I am not a big fan of close thunder after being in an airplane heading home after a summer visit with my grandmother the plane we were in got struck by lightening since we were trying to fly over/into a tornado. Trust me not the best experience and we did have to turn around and head back. I was very thankful to be out of the plane and very reluctant to get back into it again to head home.
My mom has a vest or shirt that she puts on her dog to help her try and stay calm during a storm (I would have loved one for myself not sure if it would have helped but, I would have tried it).
So today I have been a slightly awake walking zombie. No calls for brains just lots of caffeine. After taking my daughter to the park we made a stop at Star Bucks for a frappe with an extra shot of espresso. So now I am still a bit tired but, not as bad as this morning.
While at the park there is a tire swing that several kids can get on and go crazy. Well a father was swinging his daughter who got scared and started crying. He stopped the swing and got her off but, did not really offer any real comfort and neither did the mom. So I was really torn and wanted to give her a hug at the very least but, thought this might be inappropriate. I did ask my daughter to try and make friends with her but, her mom finally got her to swing on a regular swing.
What would you do in a situation like this? Would you do nothing? Talk to the parents? Ask your child to try and make friends with her? Or Offer comfort?
Still getting things slowly lined up for our trip. Today we purchased some snacks for my daughter in the form of Annie’s gummy bunnies. Things are slowly coming together and I am getting more excited about our upcoming trip. I can’t wait for our adventure to begin it will be fun.
Today we went grocery shopping and spent less than $80 for a weeks worth of food for both ourselves, our two cats and one rabbit. I will probably be spending an additional $20+ at the farmers market in the way of veggies and fruits.
Do you have a farmers market where you live? Do you go to it? How much do you spend?

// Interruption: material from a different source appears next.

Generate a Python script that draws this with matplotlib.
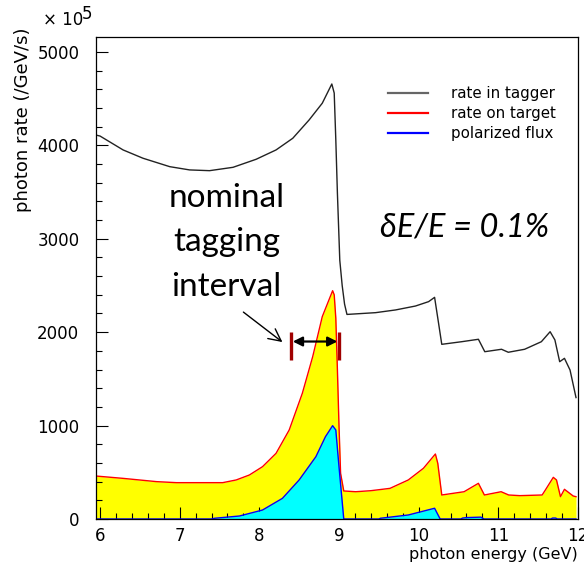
import matplotlib
matplotlib.use("Agg")
import matplotlib.pyplot as plt

# ---------------- data ----------------
tagger_x = [5.95, 6.00, 6.29, 6.54, 6.875, 7.125, 7.375, 7.67, 7.96, 8.21, 8.42, 8.625,
            8.79, 8.91, 8.94, 8.96, 8.98, 9.01, 9.04, 9.07, 9.10, 9.46, 9.71, 9.96,
            10.125, 10.20, 10.25, 10.29, 10.54, 10.75, 10.83, 11.04, 11.125, 11.33,
            11.54, 11.65, 11.71, 11.77, 11.83, 11.90, 11.975]
tagger_y = [4110, 4100, 3951, 3862, 3772, 3737, 3729, 3765, 3851, 3951, 4076, 4272,
            4451, 4657, 4560, 4060, 3490, 2770, 2500, 2300, 2190, 2209, 2238, 2280,
            2327, 2373, 2095, 1870, 1898, 1924, 1791, 1817, 1785, 1817,
            1898, 2005, 1917, 1684, 1720, 1595, 1300]

target_x = [5.95, 6.29, 6.71, 6.96, 7.54, 7.71, 7.875, 8.04, 8.21, 8.375, 8.54, 8.67,
            8.79, 8.92, 8.94, 8.96, 8.98, 9.00, 9.02, 9.06, 9.21, 9.40, 9.64, 9.87,
            10.06, 10.21, 10.24, 10.29, 10.57, 10.75, 10.825, 11.035, 11.13, 11.27,
            11.55, 11.59, 11.69, 11.73, 11.78, 11.83, 11.94, 11.975]
target_y = [460, 435, 400, 389, 389, 418, 471, 560, 703, 953, 1346, 1738,
            2166, 2444, 2400, 2150, 1600, 1000, 489, 300, 292, 303, 328, 418,
            543, 696, 596, 257, 292, 382, 257, 292, 257, 250,
            257, 310, 446, 418, 239, 318, 246, 239]

pol_x = [5.95, 7.40, 7.44, 7.75, 8.04, 8.29, 8.50, 8.71, 8.83, 8.92, 8.96, 9.00, 9.06,
         9.50, 9.52, 9.87, 10.20, 10.27, 10.53, 10.55, 10.60, 10.78, 10.82,
         11.66, 11.68, 11.72, 11.74, 11.975]
pol_y = [0, 0, 8, 32, 96, 221, 418, 667, 881, 999, 953, 560, 0,
         0, 8, 43, 115, 0, 0, 10, 15, 20, 0,
         0, 10, 10, 0, 0]

series_labels = ["rate in tagger", "rate on target", "polarized flux"]
x_ticks = [6, 7, 8, 9, 10, 11, 12]
y_ticks = [0, 1000, 2000, 3000, 4000, 5000]

interval_lo, interval_hi = 8.40, 9.00
interval_y = 1900
interval_bar = (1700, 2005)

# ---------------- figure ----------------
W, H = 584, 568
fig = plt.figure(figsize=(W / 100, H / 100), dpi=100)


def fx(px):
    return px / W


def fy(py):
    return 1 - py / H


ax = fig.add_axes([fx(96), fy(519), (578 - 96) / W, (519 - 37) / H])

ax.fill_between(target_x, 0, target_y, color="#ffff00", lw=0, zorder=1)
ax.fill_between(pol_x, 0, pol_y, color="#00ffff", lw=0, zorder=2)
l_target, = ax.plot(target_x, target_y, color="#ff0000", lw=1.0, zorder=3,
                    label=series_labels[1])
l_pol, = ax.plot(pol_x, pol_y, color="#0000ff", lw=1.0, zorder=4,
                 label=series_labels[2])
l_tag, = ax.plot(tagger_x, tagger_y, color="#222222", lw=1.0, zorder=5,
                 label=series_labels[0])

ax.set_xlim(5.95, 11.975)
ax.set_ylim(0, 5160)

ax.set_xticks(x_ticks)
ax.set_xticklabels([str(t) for t in x_ticks])
ax.set_yticks(y_ticks)
ax.set_yticklabels([str(t) for t in y_ticks])
ax.set_xticks([6 + 0.2 * i for i in range(31) if i % 5 != 0], minor=True)
ax.set_yticks([200 * i for i in range(26) if i % 5 != 0], minor=True)

ax.tick_params(axis="both", which="both", direction="in", top=False, right=False,
               width=0.8, colors="black")
ax.tick_params(axis="both", which="major", length=8.6, labelsize=12)
ax.tick_params(axis="both", which="minor", length=4.6)
ax.tick_params(axis="x", which="major", pad=5.5)
ax.tick_params(axis="y", which="major", pad=12)

for sp in ax.spines.values():
    sp.set_linewidth(0.9)
    sp.set_color("black")
    sp.set_zorder(10)

# legend
leg = ax.legend(handles=[l_tag, l_target, l_pol], labels=series_labels,
                loc="upper left", bbox_to_anchor=(fx(388), fy(86)),
                bbox_transform=fig.transFigure, frameon=False, fontsize=10.8,
                handlelength=2.65, handletextpad=1.55, labelspacing=0.33,
                borderpad=0, borderaxespad=0)
for h in leg.legend_handles:
    h.set_linewidth(1.6)
leg.legend_handles[0].set_color("#666666")

# axis labels
fig.text(fx(578), fy(555), "photon energy (GeV)", ha="right", va="center",
         fontsize=11.5)
fig.text(fx(23), fy(120), "photon rate (/GeV/s)", ha="center", va="center",
         rotation=90, fontsize=13)
fig.text(fx(43), fy(20), "\u00d7 10", ha="left", va="center", fontsize=12)
fig.text(fx(82), fy(14), "5", ha="left", va="center", fontsize=12)

# annotations
for txt, base in zip(["nominal", "tagging", "interval"], [207, 251, 296]):
    fig.text(fx(226.5), fy(base), txt, ha="center", va="baseline",
             fontsize=24, family="Lato")

fig.text(fx(380), fy(237), "\u03b4E/E = 0.1%", ha="left", va="baseline",
         fontsize=23.5, family="Lato", style="italic")

ax.annotate("", xy=(8.29, 1894), xytext=(7.80, 2215),
            arrowprops=dict(arrowstyle="->", color="black", lw=1.0,
                            mutation_scale=22, shrinkA=0, shrinkB=0),
            zorder=8)
ax.annotate("", xy=(interval_hi - 0.02, interval_y),
            xytext=(interval_lo + 0.02, interval_y),
            arrowprops=dict(arrowstyle="<|-|>", color="black", lw=1.6,
                            mutation_scale=14, shrinkA=0, shrinkB=0),
            zorder=8)
ax.vlines([interval_lo, interval_hi], interval_bar[0], interval_bar[1],
          color="#a00000", lw=2.4, zorder=9)

fig.savefig("out.png", dpi=100)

Just want to share a link with a blog that I read fairly often.http://simplemarriage.net/lifes-tough-enough-stop-comparing-yourself-to-others/. I really like some of the points on not comparing ourselves to others. Especially true for us women who look at that model on whatever magazine and want to look or be just like her. I really hope this helps you to break this habit or even to stop. We are all unique and special in our own ways and do not need X or to look like Y or even be as successful as Z.
My husband went for an interview last week for a company and he told me what his response was to being asked the question “What is your greatest accomplishment?” He said our daughter and actually thinking about it I would have to agree. For me she is my greatest accomplishment. She is my greatest love, my sometimes greatest source of frustration, and my greatest joy. She is to me smart, beautiful, funny, and stubborn. Yup you could say she is just like me lol. If I were asked the same question in an interview I would have to say the same thing.
What about you? What is your greatest accomplishment? It could be your child(ren), climbing the Andes or whatever.
Here is a photo of a very interesting cloud that is really neat and funky looking (although this shape makes me nervous guess it is a hang up from where I used to live)
This next one is of my cat using her favorite toy for something interesting.
The last one how I spent a morning it is a very light pink and what I did to my 4 year olds hair. She really wanted her hair to be pink so it is courtesy of Manic Panic Cotton Candy shade. I figure that either folks will either be ok with it or they will hate it. I have no real opinion since I am not sure if our lovely school system allows kids to color their hair (except for maybe play productions). So I guess she can have fun with having her hair colored for now and we will see what happens once she gets into school.
Have a great weekend.
My dad is going a bit crazy and I know that he is excited to see his granddaughter and is doing everything he can to ensure that we will be comfortable.
My dad called me yesterday wanting measurements for his granddaughter my daughter so that way when he gets a car seat it can be all set up. Which she will need in order to be in his car and in my humble opinion is about the only thing he really needs to get. I am ok with providing him with the requested measurements. Granted we will need various food stuffs and a few entrys into some museums. Other than that not much else is planned.
He is just cracking me up and making me smile. I told him that my daughter and I are used to sleeping on the floor and we can just use his couch cushions to sleep on. We sleep on a traditional Japanese futon and frankly if I were to honestly go back to American style beds not sure what I would do with myself and honestly might find it uncomfortable I know strange to even think that. So my dad has decided to go out and buy an air mattress which is fine we will still be on the floor it just might be a bit puffier than we are used to. I just was not wanting my dad to go through a lot of expense before we stay with him and a big production.
I knew that I would have to get a few things like my backpack just because I honestly have not been through airport security (and honestly a bit nervous about it) since before things changed a lot when it comes to flying. I just hope my daughter will not be difficult and just takes it in stride.
Yesterday I helped my mom finish at least for now get rid of a lot of clutter in her kitchen. That was not such a job as her basement. Unfortunately she was going to donate a lot of items to a church and was under the impression that they would come by to pick them up. Unfortunately she was told that they would not come by and that she would have to bring things to them. This is not possible because we would at the very least need a pick up truck so my mom had to call someone and pay them to take things away for her. Ah well, something along the lines of no good deed goes unpunished. It is such a relief to at least have most of my moms things done. She still might take up about half to 2/3rds of a big moving truck but this is down from her taking the whole thing her last move. She is making progress and I am a bit proud of her for doing this. I just hope that with all the now empty space that she decides not to accumulate more.